Project to grow Southern Queensland’s agriculture workforce

Minister for Employment and Small Business and Minister for Training and Skills Development The Honourable Di Farmer

Minister Farmer and the Regional Forum visiting Bunnyconnellen, Crows Nest

Migrants, refugees and international students will be supported to find work in South West Queensland’s agricultural sector as part of the Palaszczuk Government’s Diverse Queensland Workforce program.

Minister for Training and Skills Development Di Farmer made the announcement while visiting Crows Nest for the Darling Downs-South West Regional Community Forum.

“Regional Community Forums are a way for Ministers, Members of Parliament, and forum members to gather and discuss local priorities and projects,” Minister Farmer said.
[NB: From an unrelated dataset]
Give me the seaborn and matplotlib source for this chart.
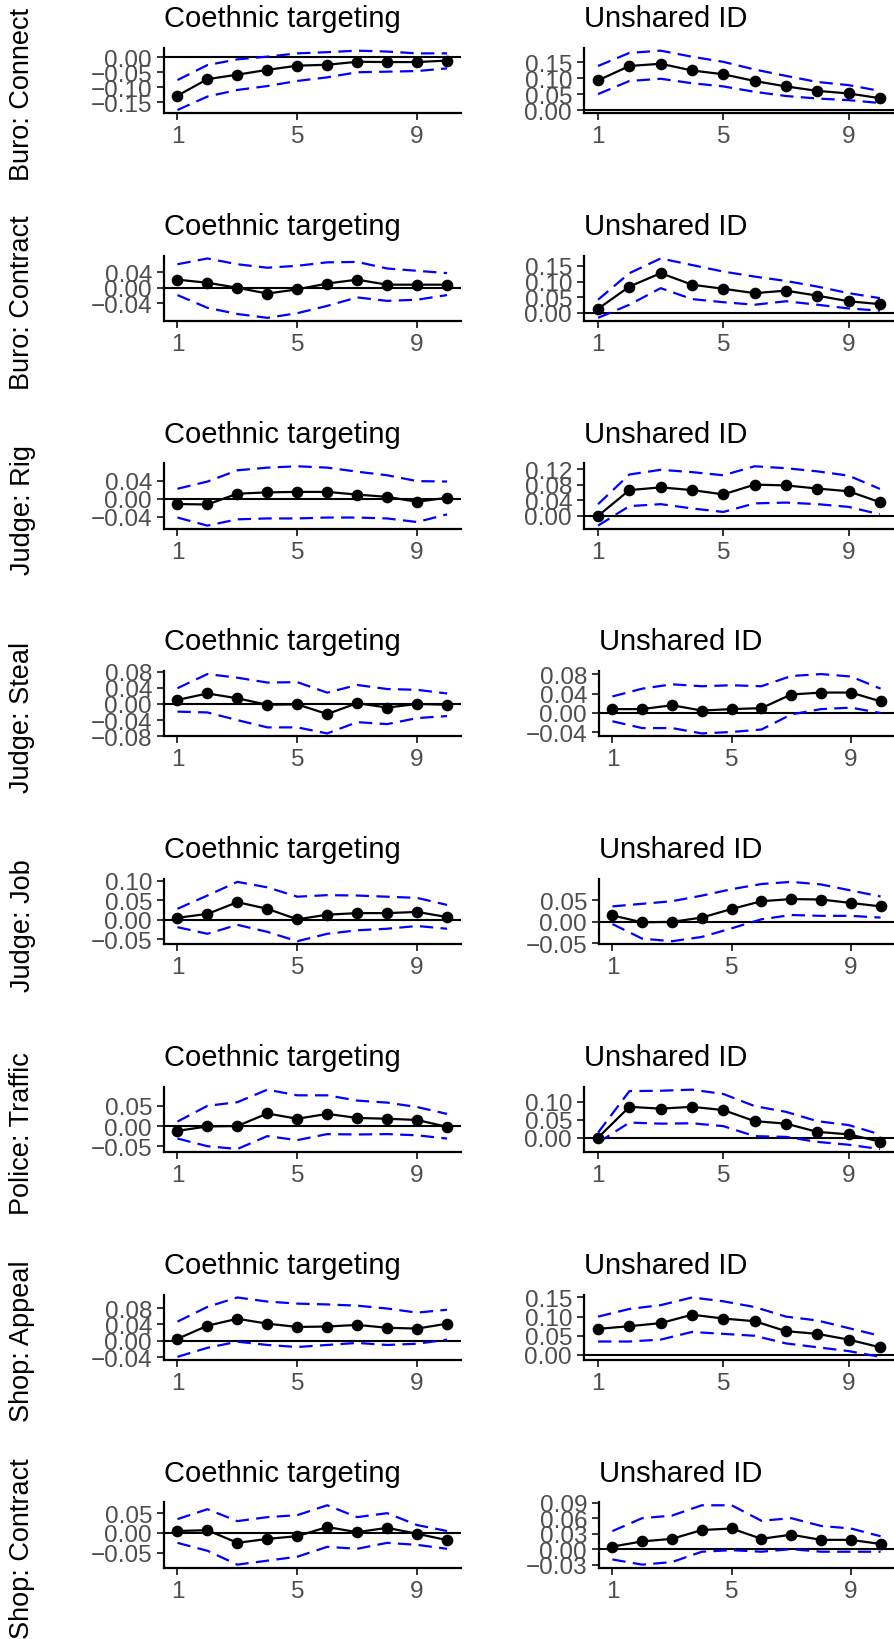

“We know that one of the big challenges in the region is find the right people for the right jobs, which is why I am so pleased that the $200,000 Agriculture Diverse Workforce Program will start this month.

“Growcom Australia will be working with Toowoomba’s Mulberry Project to deliver training, work experience, and placements for 80 participants.

“The Palaszczuk Government’s Diverse Queensland Workforce program and the Department of Agriculture and Fisheries are jointly funding this program to support producers who need skilled workers, and people from diverse cultural and linguistic backgrounds who can grow into careers in the industry if given a start.

“This project is delivering on Queensland’s $14.2 billion COVID-19 Economic Recovery Plan, which aims to invest in skills to ensure people can find meaningful jobs and build rewarding careers in major industries for their communities.”

Minister for Agricultural Industry Development and Fisheries and Minister for Rural Communities, Mark Furner, said that by providing training, work experience and employment opportunities the project will be a boost for local agricultural businesses.

“The program provides an excellent platform for industry to continue its leadership in addressing ongoing skilled labour shortages in the agriculture sector,” Minister Furner said.

“This will assist many members of our culturally diverse workforce to gain work and establish themselves and their families in economically strong regions.”

Growcom Australia Chief Executive Officer Stephen Barnard said the program will be a great initiative for fruit, vegetable and nut growers to source local talent while creating sustainable, local and diverse employment opportunities.

“Growcom serves fruit, vegetable and nut growers and is best placed to make the connections between horticulture businesses, migrants, refugees and Australians looking to get their hands on a role,” Mr Barnard said.

“Growcom has been building pathways for new Australians into agriculture for several years now, by collaborating with the Queensland Agriculture Workforce Network local employment initiatives and the Skilling Queenslanders for Work, Community Work Skills program.

“Growers have been hit for six — facing COVID border restrictions and subsequent workforce shortages and at a minimum this initiative will give those hard-hit businesses a chance to source workers locally.

“We will partner with The Mulberry Project — a non-profit organisation that works with migrants and refugees to gain employment — to administer training, work experience and placements for the participants.”

Director of The Mulberry Project, Louise Noble, said programs like this made a real difference.

“Finding and holding a good job is an important step for migrants and refugees because it provides financial security, builds connections with their colleagues and the wider community, and builds self-confidence and motivation,” Ms Noble said.

“Coming out of Multicultural Queensland Month, which was held in August, it is great to see employers, industry, community groups and government creating new opportunities to follow this year’s theme: ‘inclusion in action’.”